Concrete contingency plans with third countries would have been strictly worse
Part of the Brexit sales pitch was that the UK could have achieved better deals outside the EU. This turns out to be false, and indeed part of the point of being in the EU is to secure better deals.
Some attempts were made, but with no real success. India were not in a hurry. India wanted more migration access to go with any trade deal, and this was obviously a non-starter in today's UK.
No negotiation before notification
The EU simply refused to enter into such negotiation on grounds of principle.
No clear mandate
Prepare what, exactly? There have always been multiple conflicting "visions" of how Brexit should be done.
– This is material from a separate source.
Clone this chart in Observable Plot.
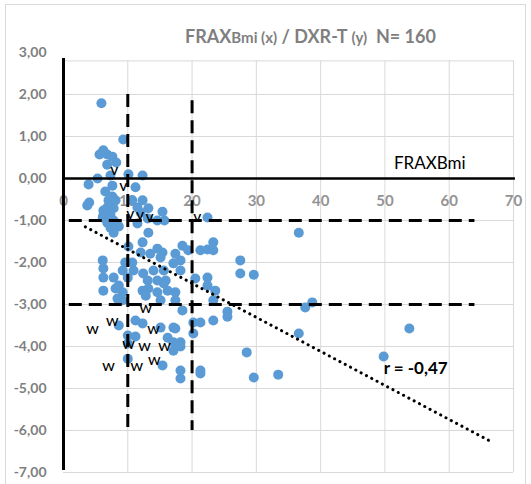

The whole thing was directly opposite to the way in which the Scottish Indyref was carried out, in which there was the SNP in power in the Scottish Parliament with a large clear manifesto on how it should be done. If that had been a success it was fairly clear what the plan was and who would be carrying it out.
The same was not true of Leave. Most of the key campaigners have never been in elected roles. UKIP have only ever had a couple of short-lived MPs. Moreover, there was no surge to UKIP in the 2017 snap election. Not only that, there were two "independent" Leave campaigns (although this may turn out to have been an attempt to cheat spending rules).
The Three Brexiteers
What a lot of people were expecting was that one of Gove, Davis, or Johnson would have taken over in the post-Cameron leadership election. They did not enter as candidates. This left May, a Remainer, to implement a plan she had no support for.
Tory Syriza
You cannot hold a referendum that obliges other countries to give you things.
Greece tried this at terrible cost and was ultimately unsuccessful. If there is a country with a case for leaving the EU, it is Greece, not the UK; but ultimately at the crunch time they decided they would have been worse off out.